What is being asked – Identify all lines in the data containing the string "this". Copy them out.
START
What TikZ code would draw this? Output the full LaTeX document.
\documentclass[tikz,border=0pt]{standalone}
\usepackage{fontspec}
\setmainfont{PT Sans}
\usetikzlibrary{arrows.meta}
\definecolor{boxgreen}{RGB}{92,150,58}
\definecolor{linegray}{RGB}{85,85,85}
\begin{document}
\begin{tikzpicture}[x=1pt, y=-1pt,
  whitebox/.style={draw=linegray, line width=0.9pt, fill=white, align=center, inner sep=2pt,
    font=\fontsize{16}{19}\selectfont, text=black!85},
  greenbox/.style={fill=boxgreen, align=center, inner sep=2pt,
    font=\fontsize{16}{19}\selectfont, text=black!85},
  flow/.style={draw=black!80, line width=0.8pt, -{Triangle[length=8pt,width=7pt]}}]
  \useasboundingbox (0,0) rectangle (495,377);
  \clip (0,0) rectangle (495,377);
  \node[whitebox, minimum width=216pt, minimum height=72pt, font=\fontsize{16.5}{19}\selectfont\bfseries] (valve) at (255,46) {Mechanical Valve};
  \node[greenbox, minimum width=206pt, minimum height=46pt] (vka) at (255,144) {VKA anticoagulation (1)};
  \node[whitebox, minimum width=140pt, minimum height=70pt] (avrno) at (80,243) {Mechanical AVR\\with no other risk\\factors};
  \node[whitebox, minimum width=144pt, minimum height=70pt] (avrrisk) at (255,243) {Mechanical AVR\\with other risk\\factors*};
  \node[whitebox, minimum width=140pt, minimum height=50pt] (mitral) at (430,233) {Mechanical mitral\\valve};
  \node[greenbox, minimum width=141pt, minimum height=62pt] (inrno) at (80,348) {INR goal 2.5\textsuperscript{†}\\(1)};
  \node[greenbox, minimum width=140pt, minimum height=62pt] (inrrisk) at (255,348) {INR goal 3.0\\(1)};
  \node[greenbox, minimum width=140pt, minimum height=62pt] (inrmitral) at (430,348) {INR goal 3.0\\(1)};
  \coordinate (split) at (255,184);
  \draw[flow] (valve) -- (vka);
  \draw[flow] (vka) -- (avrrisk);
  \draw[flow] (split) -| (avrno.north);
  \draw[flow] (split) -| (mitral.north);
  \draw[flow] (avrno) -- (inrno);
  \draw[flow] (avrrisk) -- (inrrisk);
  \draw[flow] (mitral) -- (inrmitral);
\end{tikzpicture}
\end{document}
END
START
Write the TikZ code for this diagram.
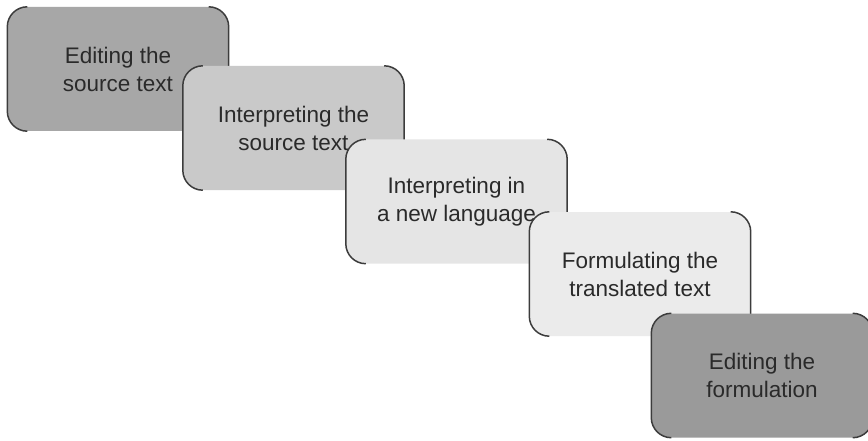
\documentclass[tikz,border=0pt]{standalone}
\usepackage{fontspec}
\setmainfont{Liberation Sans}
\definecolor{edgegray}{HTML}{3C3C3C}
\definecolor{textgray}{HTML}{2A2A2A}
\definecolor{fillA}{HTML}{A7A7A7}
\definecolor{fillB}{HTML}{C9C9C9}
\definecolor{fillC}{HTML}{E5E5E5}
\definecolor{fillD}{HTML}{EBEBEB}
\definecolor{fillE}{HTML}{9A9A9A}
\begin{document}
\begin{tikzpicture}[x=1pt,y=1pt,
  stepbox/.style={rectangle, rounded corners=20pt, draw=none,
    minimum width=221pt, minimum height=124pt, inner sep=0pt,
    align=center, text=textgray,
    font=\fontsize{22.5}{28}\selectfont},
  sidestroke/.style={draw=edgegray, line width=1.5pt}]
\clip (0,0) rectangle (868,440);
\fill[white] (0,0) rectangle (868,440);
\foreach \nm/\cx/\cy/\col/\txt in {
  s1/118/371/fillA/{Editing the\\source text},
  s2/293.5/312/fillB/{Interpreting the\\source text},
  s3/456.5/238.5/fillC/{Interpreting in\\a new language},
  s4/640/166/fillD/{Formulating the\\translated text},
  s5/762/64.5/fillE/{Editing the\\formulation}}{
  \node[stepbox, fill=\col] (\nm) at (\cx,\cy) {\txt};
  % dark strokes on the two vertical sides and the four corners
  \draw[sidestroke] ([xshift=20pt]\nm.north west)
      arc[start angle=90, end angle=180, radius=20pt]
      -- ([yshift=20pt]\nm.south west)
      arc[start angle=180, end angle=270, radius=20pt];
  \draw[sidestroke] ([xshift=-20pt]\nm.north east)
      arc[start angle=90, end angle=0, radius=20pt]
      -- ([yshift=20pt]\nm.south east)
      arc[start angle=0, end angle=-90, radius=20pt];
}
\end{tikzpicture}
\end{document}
END
START
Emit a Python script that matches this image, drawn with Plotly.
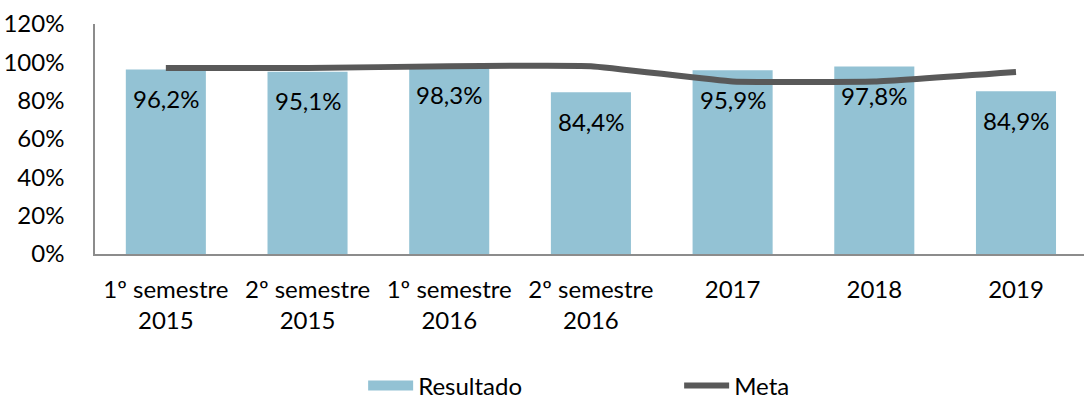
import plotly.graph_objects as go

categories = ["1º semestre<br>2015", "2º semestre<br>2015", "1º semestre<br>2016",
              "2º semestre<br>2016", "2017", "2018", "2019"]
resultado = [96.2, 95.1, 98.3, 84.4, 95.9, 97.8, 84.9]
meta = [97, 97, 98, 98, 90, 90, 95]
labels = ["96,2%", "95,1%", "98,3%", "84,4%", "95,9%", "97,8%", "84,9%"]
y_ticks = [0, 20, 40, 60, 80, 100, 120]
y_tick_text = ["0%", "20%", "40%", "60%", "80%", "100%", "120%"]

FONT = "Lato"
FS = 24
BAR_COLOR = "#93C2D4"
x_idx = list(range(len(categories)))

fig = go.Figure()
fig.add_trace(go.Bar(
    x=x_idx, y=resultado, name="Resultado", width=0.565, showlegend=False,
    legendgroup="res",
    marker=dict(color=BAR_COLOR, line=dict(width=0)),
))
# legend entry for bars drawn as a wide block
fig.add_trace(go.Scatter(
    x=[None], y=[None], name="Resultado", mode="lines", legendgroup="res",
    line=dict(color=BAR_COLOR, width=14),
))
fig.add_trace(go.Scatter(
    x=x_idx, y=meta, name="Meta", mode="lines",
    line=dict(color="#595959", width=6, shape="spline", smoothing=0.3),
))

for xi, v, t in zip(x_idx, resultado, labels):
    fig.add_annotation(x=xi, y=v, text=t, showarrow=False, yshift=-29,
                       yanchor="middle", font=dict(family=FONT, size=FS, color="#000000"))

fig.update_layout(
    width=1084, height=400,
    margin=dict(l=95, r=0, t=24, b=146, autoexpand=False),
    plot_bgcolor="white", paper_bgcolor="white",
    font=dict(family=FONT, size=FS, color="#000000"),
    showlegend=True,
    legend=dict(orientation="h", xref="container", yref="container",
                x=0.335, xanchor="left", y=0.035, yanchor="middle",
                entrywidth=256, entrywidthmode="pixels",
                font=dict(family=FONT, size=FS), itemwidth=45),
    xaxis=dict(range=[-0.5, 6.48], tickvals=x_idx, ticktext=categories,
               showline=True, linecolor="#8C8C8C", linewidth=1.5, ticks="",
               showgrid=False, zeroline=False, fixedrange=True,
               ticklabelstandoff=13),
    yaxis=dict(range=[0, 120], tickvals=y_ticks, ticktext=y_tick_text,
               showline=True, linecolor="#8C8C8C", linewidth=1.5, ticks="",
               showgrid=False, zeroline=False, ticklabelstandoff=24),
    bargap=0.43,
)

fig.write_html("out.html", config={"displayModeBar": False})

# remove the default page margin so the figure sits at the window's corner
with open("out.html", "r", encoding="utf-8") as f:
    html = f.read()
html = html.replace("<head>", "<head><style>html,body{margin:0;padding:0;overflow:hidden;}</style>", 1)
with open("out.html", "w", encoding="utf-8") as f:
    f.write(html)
END
Complete output –
What TikZ code would draw this? Output the full LaTeX document.
Write the TikZ code for this diagram.
Emit a Python script that matches this image, drawn with Plotly.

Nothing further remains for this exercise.